WHAT THE TASK ASKS: Restate the material word for word and leave out anything that is a picture.
════
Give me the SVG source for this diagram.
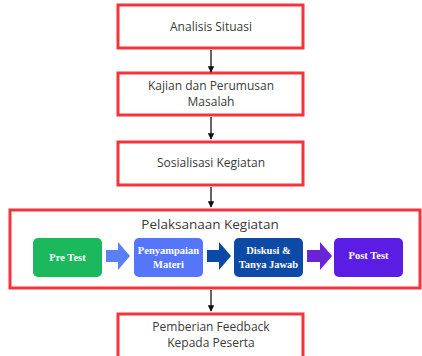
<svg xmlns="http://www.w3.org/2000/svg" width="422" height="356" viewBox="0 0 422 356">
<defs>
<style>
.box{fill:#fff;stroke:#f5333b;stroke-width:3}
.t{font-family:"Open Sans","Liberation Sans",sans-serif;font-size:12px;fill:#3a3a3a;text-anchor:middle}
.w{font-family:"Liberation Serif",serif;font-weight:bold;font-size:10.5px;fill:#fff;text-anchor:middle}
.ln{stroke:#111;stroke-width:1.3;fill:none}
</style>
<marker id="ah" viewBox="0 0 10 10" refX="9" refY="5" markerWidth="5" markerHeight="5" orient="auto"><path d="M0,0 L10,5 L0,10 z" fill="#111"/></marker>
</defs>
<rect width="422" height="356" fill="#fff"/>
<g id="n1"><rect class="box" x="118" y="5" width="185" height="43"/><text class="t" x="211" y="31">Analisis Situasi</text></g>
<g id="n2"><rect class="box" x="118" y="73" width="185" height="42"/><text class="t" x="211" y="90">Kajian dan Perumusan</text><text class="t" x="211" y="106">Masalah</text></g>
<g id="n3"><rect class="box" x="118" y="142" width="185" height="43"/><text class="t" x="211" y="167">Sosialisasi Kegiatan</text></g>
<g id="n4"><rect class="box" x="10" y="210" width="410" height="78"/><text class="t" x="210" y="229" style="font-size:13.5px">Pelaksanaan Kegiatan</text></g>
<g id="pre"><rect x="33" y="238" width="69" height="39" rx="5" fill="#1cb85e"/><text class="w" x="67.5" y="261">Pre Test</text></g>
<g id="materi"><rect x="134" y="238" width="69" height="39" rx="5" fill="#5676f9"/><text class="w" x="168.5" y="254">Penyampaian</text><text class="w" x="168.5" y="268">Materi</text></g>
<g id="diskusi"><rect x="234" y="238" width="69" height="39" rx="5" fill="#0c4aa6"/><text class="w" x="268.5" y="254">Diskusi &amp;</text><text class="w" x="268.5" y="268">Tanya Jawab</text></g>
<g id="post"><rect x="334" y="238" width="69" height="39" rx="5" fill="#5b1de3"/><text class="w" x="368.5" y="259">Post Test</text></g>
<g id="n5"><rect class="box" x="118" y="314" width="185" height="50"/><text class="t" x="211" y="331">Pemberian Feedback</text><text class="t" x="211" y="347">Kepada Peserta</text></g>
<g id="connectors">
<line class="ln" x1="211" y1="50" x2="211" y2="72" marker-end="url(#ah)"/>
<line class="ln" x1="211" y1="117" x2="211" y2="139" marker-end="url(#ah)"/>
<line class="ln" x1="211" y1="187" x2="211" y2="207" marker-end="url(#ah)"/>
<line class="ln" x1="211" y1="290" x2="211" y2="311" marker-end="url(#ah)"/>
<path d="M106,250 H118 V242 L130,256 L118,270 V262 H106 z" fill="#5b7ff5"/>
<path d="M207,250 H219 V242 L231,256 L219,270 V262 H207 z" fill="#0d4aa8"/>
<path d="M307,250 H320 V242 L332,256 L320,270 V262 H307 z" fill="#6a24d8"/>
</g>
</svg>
════
EXERCISE ANSWER:
Give me the SVG source for this diagram.
<svg xmlns="http://www.w3.org/2000/svg" width="422" height="356" viewBox="0 0 422 356">
<defs>
<style>
.box{fill:#fff;stroke:#f5333b;stroke-width:3}
.t{font-family:"Open Sans","Liberation Sans",sans-serif;font-size:12px;fill:#3a3a3a;text-anchor:middle}
.w{font-family:"Liberation Serif",serif;font-weight:bold;font-size:10.5px;fill:#fff;text-anchor:middle}
.ln{stroke:#111;stroke-width:1.3;fill:none}
</style>
<marker id="ah" viewBox="0 0 10 10" refX="9" refY="5" markerWidth="5" markerHeight="5" orient="auto"><path d="M0,0 L10,5 L0,10 z" fill="#111"/></marker>
</defs>
<rect width="422" height="356" fill="#fff"/>
<g id="n1"><rect class="box" x="118" y="5" width="185" height="43"/><text class="t" x="211" y="31">Analisis Situasi</text></g>
<g id="n2"><rect class="box" x="118" y="73" width="185" height="42"/><text class="t" x="211" y="90">Kajian dan Perumusan</text><text class="t" x="211" y="106">Masalah</text></g>
<g id="n3"><rect class="box" x="118" y="142" width="185" height="43"/><text class="t" x="211" y="167">Sosialisasi Kegiatan</text></g>
<g id="n4"><rect class="box" x="10" y="210" width="410" height="78"/><text class="t" x="210" y="229" style="font-size:13.5px">Pelaksanaan Kegiatan</text></g>
<g id="pre"><rect x="33" y="238" width="69" height="39" rx="5" fill="#1cb85e"/><text class="w" x="67.5" y="261">Pre Test</text></g>
<g id="materi"><rect x="134" y="238" width="69" height="39" rx="5" fill="#5676f9"/><text class="w" x="168.5" y="254">Penyampaian</text><text class="w" x="168.5" y="268">Materi</text></g>
<g id="diskusi"><rect x="234" y="238" width="69" height="39" rx="5" fill="#0c4aa6"/><text class="w" x="268.5" y="254">Diskusi &amp;</text><text class="w" x="268.5" y="268">Tanya Jawab</text></g>
<g id="post"><rect x="334" y="238" width="69" height="39" rx="5" fill="#5b1de3"/><text class="w" x="368.5" y="259">Post Test</text></g>
<g id="n5"><rect class="box" x="118" y="314" width="185" height="50"/><text class="t" x="211" y="331">Pemberian Feedback</text><text class="t" x="211" y="347">Kepada Peserta</text></g>
<g id="connectors">
<line class="ln" x1="211" y1="50" x2="211" y2="72" marker-end="url(#ah)"/>
<line class="ln" x1="211" y1="117" x2="211" y2="139" marker-end="url(#ah)"/>
<line class="ln" x1="211" y1="187" x2="211" y2="207" marker-end="url(#ah)"/>
<line class="ln" x1="211" y1="290" x2="211" y2="311" marker-end="url(#ah)"/>
<path d="M106,250 H118 V242 L130,256 L118,270 V262 H106 z" fill="#5b7ff5"/>
<path d="M207,250 H219 V242 L231,256 L219,270 V262 H207 z" fill="#0d4aa8"/>
<path d="M307,250 H320 V242 L332,256 L320,270 V262 H307 z" fill="#6a24d8"/>
</g>
</svg>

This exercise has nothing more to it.